While other parts of the tech market debate AI bubbles and short-term corrections, the numbers from major memory producers continue climbing, both in sales and margins. Factories are operating near full capacity, the product mix is shifting toward higher-value solutions (HBM, server DDR5), and customers accept more rigid contracts in exchange for supply security.

And the end user? Patience… and realism

The outlook for everyday users is less optimistic. It seems likely that:

  • Upgrading PC RAM, buying a laptop with “lots” of memory, or building a home server will cost more, at least through 2025 and 2026.
  • Next-gen consoles or mid-cycle hardware revisions will have little room to increase memory capacity without raising prices.
  • Data centers and enterprises will need to rethink budgets and prioritize workloads that truly require cutting-edge memory versus those that can operate with more modest configurations.
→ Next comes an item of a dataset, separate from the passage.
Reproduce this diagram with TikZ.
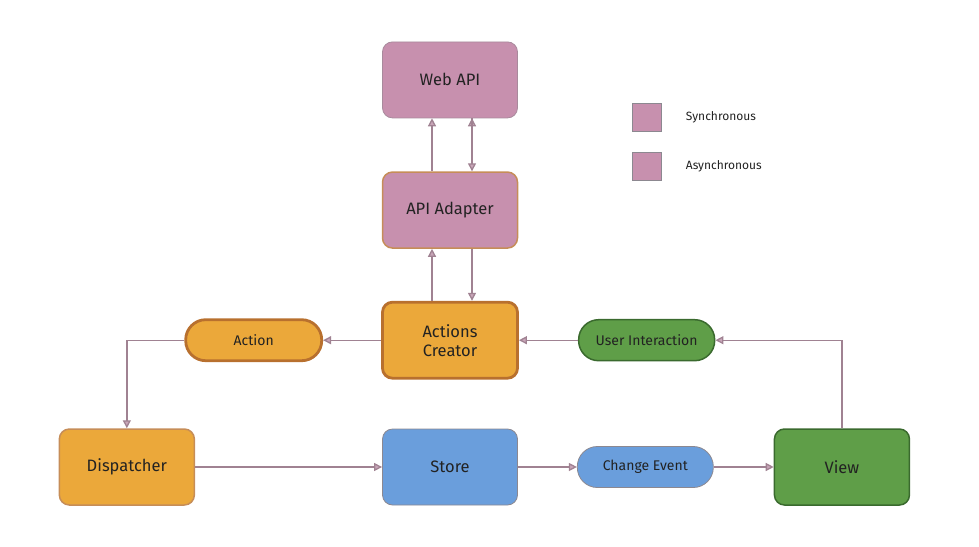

Meanwhile, system designers will seek to optimize every gigabyte. Expect increased focus on memory compression, intelligent paging, offloading tasks to fast storage, and various tricks to maximize existing hardware.

2025 is not the end of the road, but a warning sign

The key takeaway from the price chart and SK Securities’ analysis is simple: 2025 is not a peak, but a warning that the industry has entered a new phase. The combination of:

  • Accelerated transition to HBM3E and HBM4
  • Exploding demand driven by generative AI and large models
  • Physical limitations on expanding manufacturing capacity

has fundamentally changed the game in the memory economy.

Until new factories from Samsung, SK hynix, and others reach full production — expected no earlier than 2027–2028 — DRAM and HBM shortages will remain the norm, not the exception. Consequently, prices in euros, already painful for large data centers, will continue to impact enthusiastic PC users’ wallets.